Any ratification of an act previously unauthorized must, in order to bind the principal, be with full knowledge of all the material facts. Owings v. Hull, 9 Pet. 607; Bennecke v. Insurance Co., 105 U. S. 355. And no estoppel in pais can be created, except by conduct which the person setting up the estoppel has the right to rely upon, and does in fact rely and act upon. Burgess v. Seligman, 107 U. S. 20, 2 Sup. Ct. Rep. 10; Scovill v. Thayer, 105 U. S. 143; Brant v. Virginia, etc., Co., 93 U. S. 326. The vote of those who attend a town meeting being of no validity against the town or its inhabitants, unless the object of the vote is set forth in the notice or warning of the meeting, the town can no more ratify an act afterwards, than authorize it beforehand, except by vote passed pursuant to a previous notice specifying the object. Without the indispensable prerequisite of such a notice, those present at a town meeting have no greater power to bind the town indirectly by ratification or estoppel than they have to bind it directly by an original vote. Marsh v. Fulton Co., 10 Wall. 676; Daviess Co. v. Dickinson, 117 U. S. 657, 6 Sup. Ct. Rep. 897; Norton v. Shelby Co., 118 U. S. 425, 6 Sup. Ct. Rep. 1121; Pratt v. Swanton, 15 Vt. 147; Lander v. Smithfield School-dist., 33 Me. 239; American Tube-works v. Boston Mach. Co., 139 Mass. 5.
By the statutes of Connecticut, it is made the duty of the selectmen to superintend the concerns of the town, to adjust and settle all claims against it, and to draw orders on the treasurer for their payment; to keep a true and regular account of all the expenditures of the town, ad to exhibit the same at the annual meeting; and it is the duty of the treasurer to receive all the money belonging to the town for taxes, fines, forfeitures, debts, or otherwise, and to make an annual statement of the receipts of money into the treasury, and the expenditures, which shall be adjusted by the selectmen, and laid before the town at the annual meeting. Gen. St. 1866, tit. 7, §§ 45, 67; Rev. St. 1821, tit. 101, § 8; Id. tit. 103, § 20. But neither the selectmen nor the treasurer have any general power to make contracts, to borrow money, or to incur new debts, in behalf of the town, except for particular objects having no relation to this case. Sharon v. Salisbury, 29 Conn. 113; Ladd v. Franklin, 37 Conn. 53; Goff v. Rehoboth, 12 Metc. 26.
The reports made by the selectmen and the treasurer to the annual meetings' in performance of the duties imposed upon those officers by statute, were not, unless expressly approved or acted on by the town at a meeting duly held upon sufficient warning, evidence to charge the town with liability for debts which those officers had no authority to contract.
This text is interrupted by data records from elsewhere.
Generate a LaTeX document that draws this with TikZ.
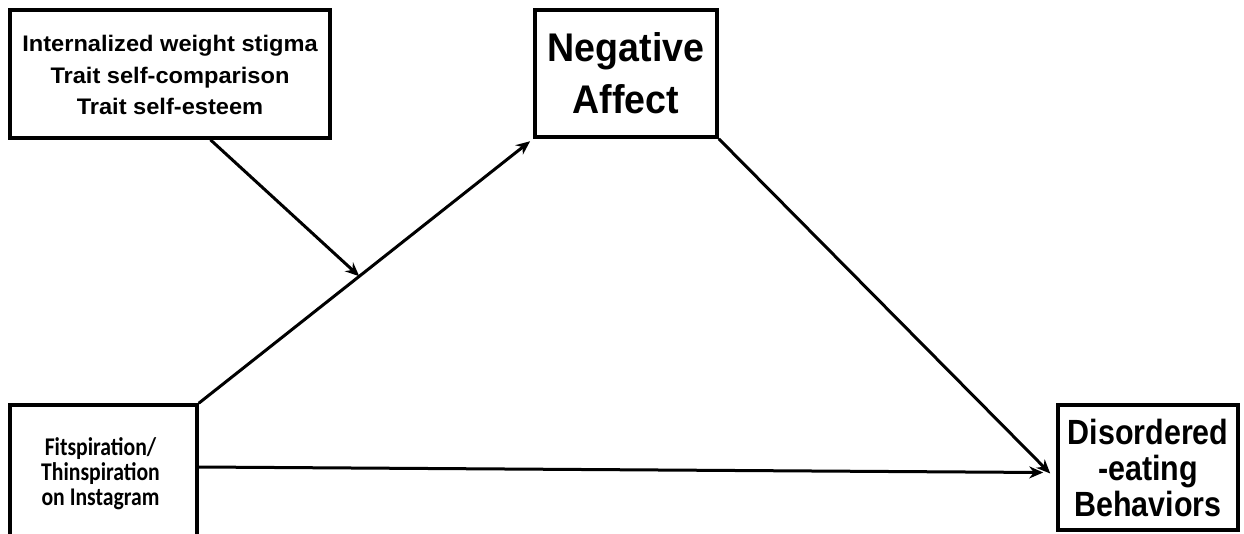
\documentclass[tikz,border=0pt]{standalone}
\usepackage{fontspec}
\setmainfont{Liberation Sans}
\newfontfamily\calib{Carlito}
\usetikzlibrary{arrows.meta,calc}
\newcommand{\hsq}[2]{\scalebox{#1}[1]{\begin{tabular}{@{}c@{}}#2\end{tabular}}}
\begin{document}
\begin{tikzpicture}[x=1pt,y=-1pt,
  box/.style={draw=black,line width=3.5pt,rectangle,inner sep=0pt},
  txt/.style={inner sep=0pt,align=center},
  conn/.style={line width=3pt,-{Stealth[length=14pt,width=12pt]}}]
\clip (0,0) rectangle (1244,533);
\fill[white] (0,0) rectangle (1244,533);
\node[box,minimum width=320pt,minimum height=128pt] (mod) at (170,74) {};
\node[txt,font=\bfseries\fontsize{22.5}{31.5}\selectfont] (modt) at ($(mod.center)+(0,3)$)
  {\hsq{1.05}{Internalized weight stigma\\Trait self-comparison\\Trait self-esteem}};
\node[box,minimum width=182pt,minimum height=127pt] (na) at (626,73.5) {};
\node[txt,font=\bfseries\fontsize{40}{52}\selectfont] (nat) at ($(na.center)+(0,3.5)$)
  {\hsq{0.94}{Negative\\Affect}};
\node[box,minimum width=187pt,minimum height=140pt] (fit) at (103.5,475) {};
\node[txt,font=\calib\bfseries\fontsize{25.5}{25}\selectfont] (fitt) at ($(fit.center)+(-3,0)$)
  {\hsq{0.85}{Fitspiration/\\Thinspiration\\on Instagram}};
\node[box,minimum width=180pt,minimum height=125pt] (dis) at (1148,467.5) {};
\node[txt,font=\bfseries\fontsize{35}{36}\selectfont] (dist) at ($(dis.center)+(0,6)$)
  {\hsq{0.87}{Disordered\\-eating\\Behaviors}};
\coordinate (m) at ($(fit.north east)!0.48!(na.south west)$);
\draw[conn,shorten >=4pt] (fit.north east) -- (na.south west);
\draw[conn] ($(mod.south west)!0.625!(mod.south east)$) -- (m);
\draw[conn] (na.south east) -- ($(dis.west)+(-6,6)$);
\draw[conn] ($(fit.east)+(0,-8)$) -- ($(dis.west)+(-13,5)$);
\end{tikzpicture}
\end{document}
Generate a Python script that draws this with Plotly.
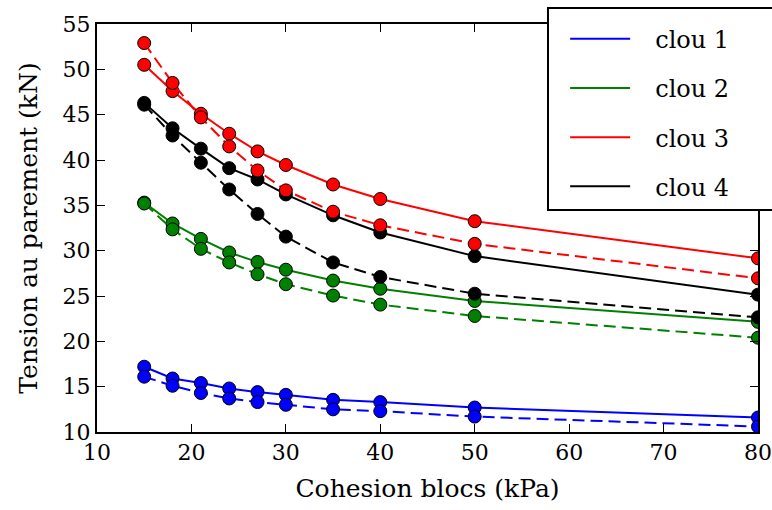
import plotly.graph_objects as go

cohesion = [15, 18, 21, 24, 27, 30, 35, 40, 50, 80]
series_names = ["clou 1", "clou 2", "clou 3", "clou 4"]
colors = ["#0000ff", "#008000", "#ff0000", "#000000"]

clou1_solid = [17.2, 15.9, 15.4, 14.8, 14.4, 14.1, 13.55, 13.3, 12.7, 11.6]
clou1_dashed = [16.1, 15.1, 14.3, 13.7, 13.3, 13.0, 12.5, 12.3, 11.7, 10.6]
clou2_solid = [35.3, 33.0, 31.3, 29.8, 28.75, 27.9, 26.7, 25.8, 24.45, 22.15]
clou2_dashed = [35.2, 32.35, 30.2, 28.7, 27.4, 26.3, 25.05, 24.05, 22.8, 20.4]
clou3_solid = [50.5, 47.6, 45.1, 42.9, 40.95, 39.45, 37.3, 35.7, 33.25, 29.15]
clou3_dashed = [52.9, 48.5, 44.7, 41.5, 38.85, 36.65, 34.3, 32.8, 30.75, 26.95]
clou4_solid = [46.3, 43.5, 41.25, 39.1, 37.85, 36.2, 33.9, 32.0, 29.4, 25.15]
clou4_dashed = [46.1, 42.7, 39.7, 36.75, 34.05, 31.55, 28.7, 27.1, 25.25, 22.65]

x_ticks = [10, 20, 30, 40, 50, 60, 70, 80]
y_ticks = [10, 15, 20, 25, 30, 35, 40, 45, 50, 55]

solids = [clou1_solid, clou2_solid, clou3_solid, clou4_solid]
dasheds = [clou1_dashed, clou2_dashed, clou3_dashed, clou4_dashed]

FONT = "DejaVu Serif"
NB = "\u00a0"
fig = go.Figure()

for ys, col in zip(solids, colors):
    fig.add_trace(go.Scatter(
        x=cohesion, y=ys, mode="lines+markers",
        line=dict(color=col, width=2),
        marker=dict(symbol="circle", size=13, color=col, line=dict(color="black", width=1)),
        showlegend=False))
for ys, col in zip(dasheds, colors):
    fig.add_trace(go.Scatter(
        x=cohesion, y=ys, mode="lines+markers",
        line=dict(color=col, width=2, dash="12px,6px"),
        marker=dict(symbol="circle", size=13, color=col, line=dict(color="black", width=1)),
        showlegend=False))

# legend entries (line only)
for i, (name, col) in enumerate(zip(series_names, colors)):
    fig.add_trace(go.Scatter(
        x=[None], y=[None], mode="lines", name=NB * 2 + "\u2009" + name + NB * 5,
        line=dict(color=col, width=2), legendgroup=f"g{i}", showlegend=True))

axis_common = dict(
    showgrid=False, zeroline=False, showline=True, linecolor="black", linewidth=2,
    mirror="ticks", ticks="inside", ticklen=8, tickwidth=1, tickcolor="black",
    tickfont=dict(family=FONT, size=22, color="black"),
)

fig.update_layout(
    width=772, height=510,
    margin=dict(l=97, r=14, t=24, b=78, autoexpand=False),
    plot_bgcolor="white", paper_bgcolor="white",
    xaxis=dict(range=[10, 80], tickvals=x_ticks, ticktext=[str(v) for v in x_ticks],
               title=dict(text="Cohesion blocs (kPa)", font=dict(family=FONT, size=25, color="black"), standoff=15),
               **axis_common),
    yaxis=dict(range=[10, 55], tickvals=y_ticks, ticktext=[str(v) for v in y_ticks],
               title=dict(text="Tension au parement (kN)", font=dict(family=FONT, size=25, color="black"), standoff=18),
               **axis_common),
    legend=dict(
        x=0.681, y=1.042, xanchor="left", yanchor="top",
        bgcolor="white", bordercolor="black", borderwidth=2,
        font=dict(family=FONT, size=24, color="black"),
        title=dict(text=NB, font=dict(family=FONT, size=6)),
        itemwidth=60, indentation=16, traceorder="grouped", tracegroupgap=15,
    ),
)

fig.write_html("out.html", config={"displayModeBar": False},
               post_script="document.body.style.margin='0';")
The only reports of the selectmen and treasurer upon which the town took any action were those of 1869. The acceptance by the town of those reports might be a ratification of the debts and payments therein stated, but could have no further effect, Burlington v. New Haven & N. Co., 26 Conn. 51; Benoit v. Conway, 10 Allen, 528; Dickinson v. Conway, 12 Allen, 487; Arlington v. Peirce, 122 Mass. 270; Bean v. Hyde Park, 143 Mass. 245, 9 N. E. Rep. 638. In Kinsley v. Norris, 60 N. H. 131, cited for the plaintiff, the town, under an appropriate article in the warrant, had voted, not only to accept the report of the doings of an agent, but also to give him additional powers.
There is nothing in the case at bar which tends to show that any of the promissory notes to individuals offered in evidence, or of the notes mentioned in the annual reports of the selectmen and treasurer accepted by the town in 1869, or in the vote of the town in 1880, were held by the plaintiff. The bill of exceptions explicitly states that no evidence was offered that the town, in town meeting assembled, knew that its treasurer kept his bank account with the plaintiff, or was borrowing of the plaintiff the money represented by the notes in suit, or by notes of which these were renewals; and also states that the plaintiff disclaimed any advantage by virtue of being the indorsee, instead of being the payee, of the notes in suit. The bill of exceptions does state that it appeared by the evidence that the plaintiff, from the beginning of its account with Mills as treasurer, 'supposed or thought that Mills was authorized to borrow money for the use of the town, and give its notes therefor.' But it contains nothing tending to show that the supposition was based upon anything but false representations of the treasurer, which would not bind the town. Railroad Bank v. Lowell, 109 Mass. 214; Agawam Bank v. South Hadley, 128 Mass. 503. Nor was there any evidence that the plaintiff, at the time of lending money to the treasurer, knew of any acts of the town, or of the selectmen, since the vote of 1868; and the vote of 1880, and the acts of the selectmen under it, took place after the notes in suit had been made and delivered to the plaintiff, and therefore could not have influenced it in taking them.
Upon the whole case, there was no proof of original authority, or of subsequent ratification, or of estoppel, to bind the defendant town; none of original authority, for want of any vote passed pursuant to due notice in the warning; none of ratification, for the same reason, as well as because it was not shown that the acts proved were done with intent to ratify the acts of the treasurer in issuing the notes sued on, or with knowledge of all the material facts attending their issue; none of estoppel, because there ws no evidence of any acts of the town which the plaintiff had a legal right to rely upon, or did in fact rely upon, in taking these notes.
The jury having been instructed otherwise, the judgment must be reversed, and the case remanded to the circuit court, with directions to set aside the verdict, and to order a new trial.